The last one is what I like to call presistence. I just invented this word. Some people call it risk consistency or predictive consistency. Greenshtein and Ritov (2004) call it persistency but this creates confusion for those of us who work with persistent homology. Of course, presistence come from shortening “predictive consistency.”

Let ${(X,Y)}$ be a new pair. The predictive risk of ${\beta}$ is $\displaystyle R(\beta) = \mathbb{E}(Y-X^T \beta)^2.$

Let ${{\cal B}_n}$ be some set of ${\beta}$‘s and let ${\beta_n^*}$ be the best ${\beta}$ in ${{\cal B}_n}$. That is, ${\beta_n^*}$ minimizes ${R(\beta)}$ subject to ${\beta \in {\cal B}_n}$. Then ${\hat\beta}$ is presistent if $\displaystyle R(\hat\beta) - R(\beta_n^*) \stackrel{P}{\rightarrow} 0.$

This means that ${\hat\beta}$ predicts nearly as well as the best choice of ${\beta}$. As an example, consider the set of sparse vectors $\displaystyle {\cal B}_n = \Bigl\{ \beta:\ \sum_{j=1}^d |\beta_j| \leq L\Bigr\}.$

(The dimension ${d}$ is allowed to depend on ${n}$ which is why we have a subscript on ${{\cal B}_n}$.) In this case, ${\beta_n^*}$ can be interpreted as the best sparse linear predictor. The corresponding sample estimator ${\hat\beta}$ which minimizes the sums of squares subject to being in ${{\cal B}_n}$, is the lasso estimator. Greenshtein and Ritov (2004) proved that the lasso is presistent under essentially no conditions.

This is the main message of this post: To establish consistency or sparsistency, we have to make lots of assumptions. In particular, we need to assume that the linear model is correct. But we can prove presistence with virtually no assumptions. In particular, we do not have to assume that the linear model is correct.

Presistence seems to get less attention than consistency of sparsistency but I think it is the most important of the three.

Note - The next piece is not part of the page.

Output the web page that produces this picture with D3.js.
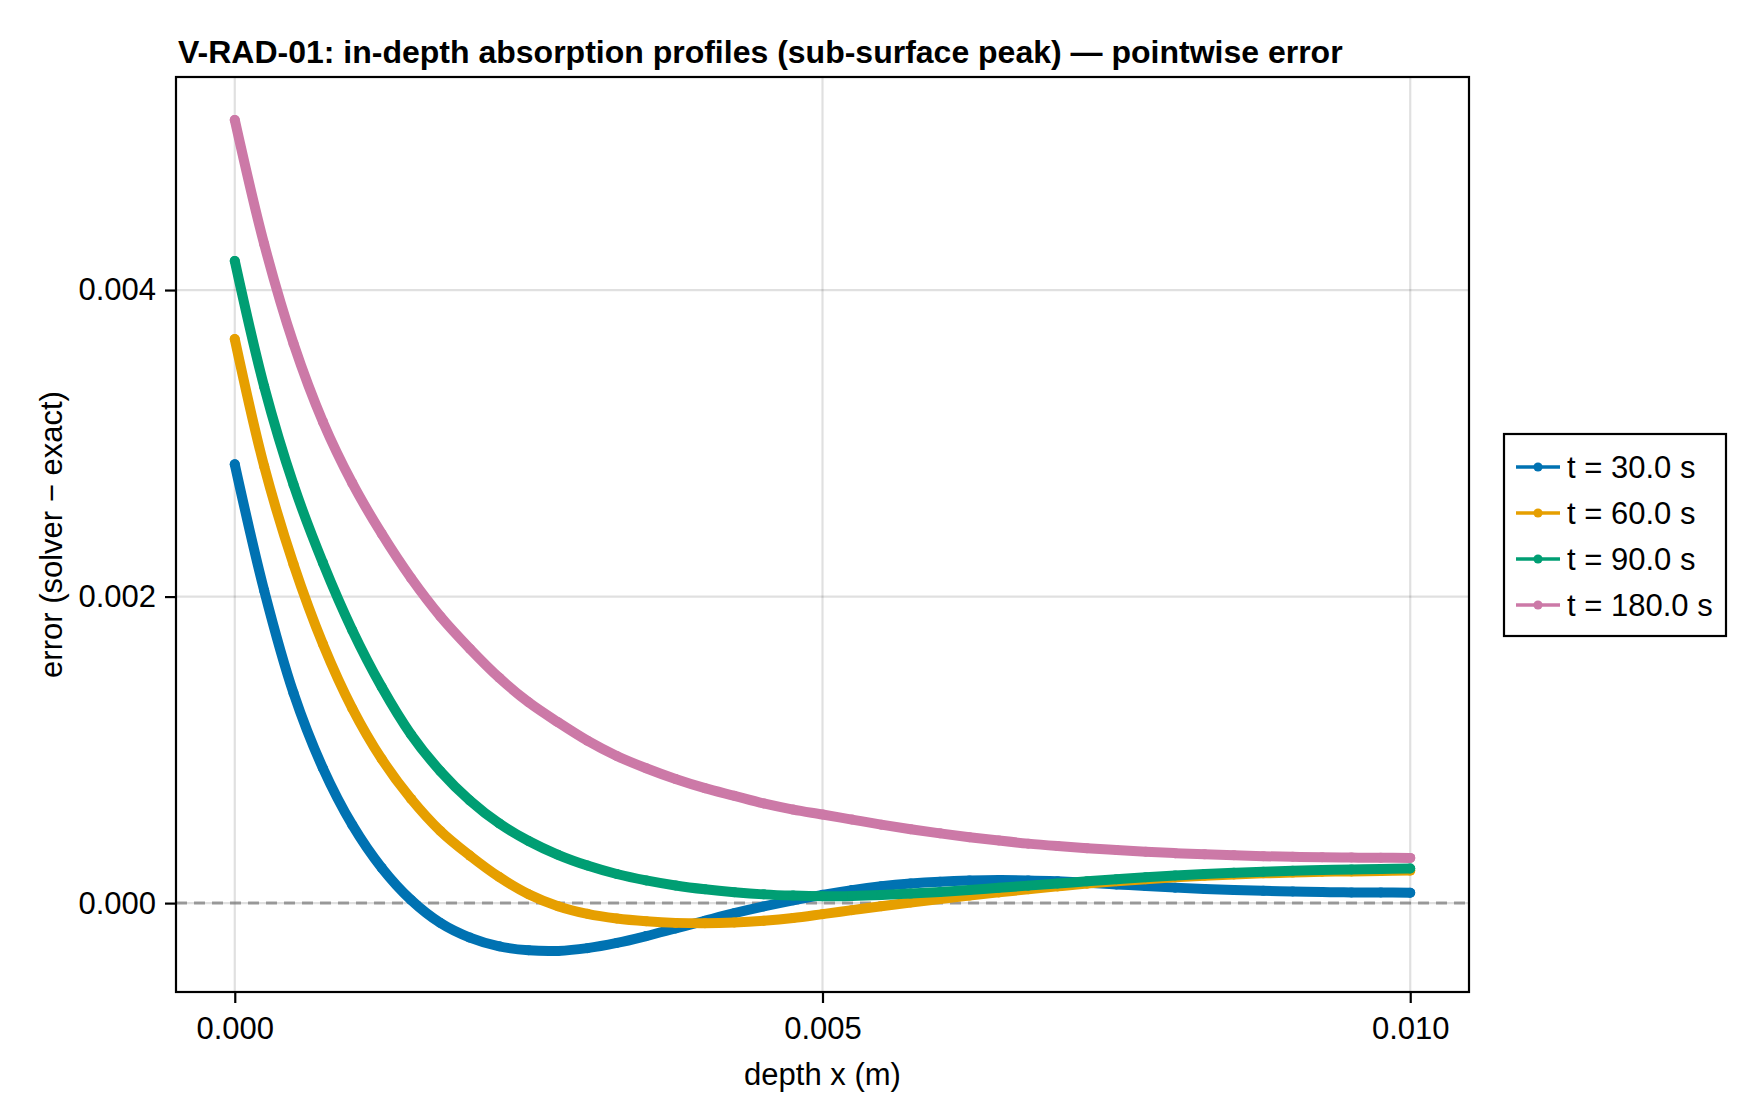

Bottom line: presistence deserves more attention. And, if you have never read Greenshtein and Ritov (2004), I highly recommend that you read it.

Reference:

Greenshtein, Eitan and Ritov, Ya’Acov. (2004). Persistence in high-dimensional linear predictor selection and the virtue of overparametrization. Bernoulli, 10, 971-988.

1. Corey
Posted September 11, 2013 at 10:52 pm | Permalink

From what I’ve seen, predictive consistency in various senses and settings is always easier to achieve than parameter consistency. (There was some funky thing about this in Grünwald’s MDL book that I’ve been meaning to go back and review…)

• Jilles
Posted September 12, 2013 at 9:14 am | Permalink

Indeed. Also, if only at first glance, ‘presistency’ seems to have connections to Universal Codes, and the ‘close to the best’ property rings rather familiar to the Sharkov/Normalized Maximum Likelihood in particular.

2. anon
Posted September 12, 2013 at 4:36 am | Permalink

To prove consistency you need assumptions about the data. To prove “presistency” you need assumptions on your comparison class of estimators, B_n. The “no assumptions about the data” is usually used as a selling point for expert advise approaches. It’s ok, as long as you remember the other part- assumptions on the comparison class. But please don’t make the next step of calling the setting “adversarial.”

3. Phil Koop
Posted September 12, 2013 at 12:42 pm | Permalink

Dumb question (so, suitable apologies): the convergence mode of sparsistency is not specified; I presume it is in the a.s. sense. The other two measures are required to converge only in probability. Why is it important that the convergence of sparsistency be stronger?

• normaldeviate
Posted September 12, 2013 at 12:44 pm | Permalink

it is in prob
P(support(estimate) = support(truth) –> 1

4. Geoff Gordon
Posted September 12, 2013 at 1:44 pm | Permalink

I think one of the reasons presistency receives less attention (despite its importance) is that people inevitably want to interpret the regression coefficient vector beta. Unfortunately, at least for the typical case, such interpretation depends on pretty strong assumptions — the same sort of assumptions as for sparsistency, such as that your model class contains Nature’s true model.

5. José E. Chacón
Posted September 29, 2013 at 3:29 am | Permalink

Recall that not always you need to make lots of assumptions to show consistency, as it is highlighted in Stone, C. J. (1977) Consistent nonparametric regression. Ann. Statist., 5, 595-620, where consistency is shown with no conditions on the joint distribution of (X,Y).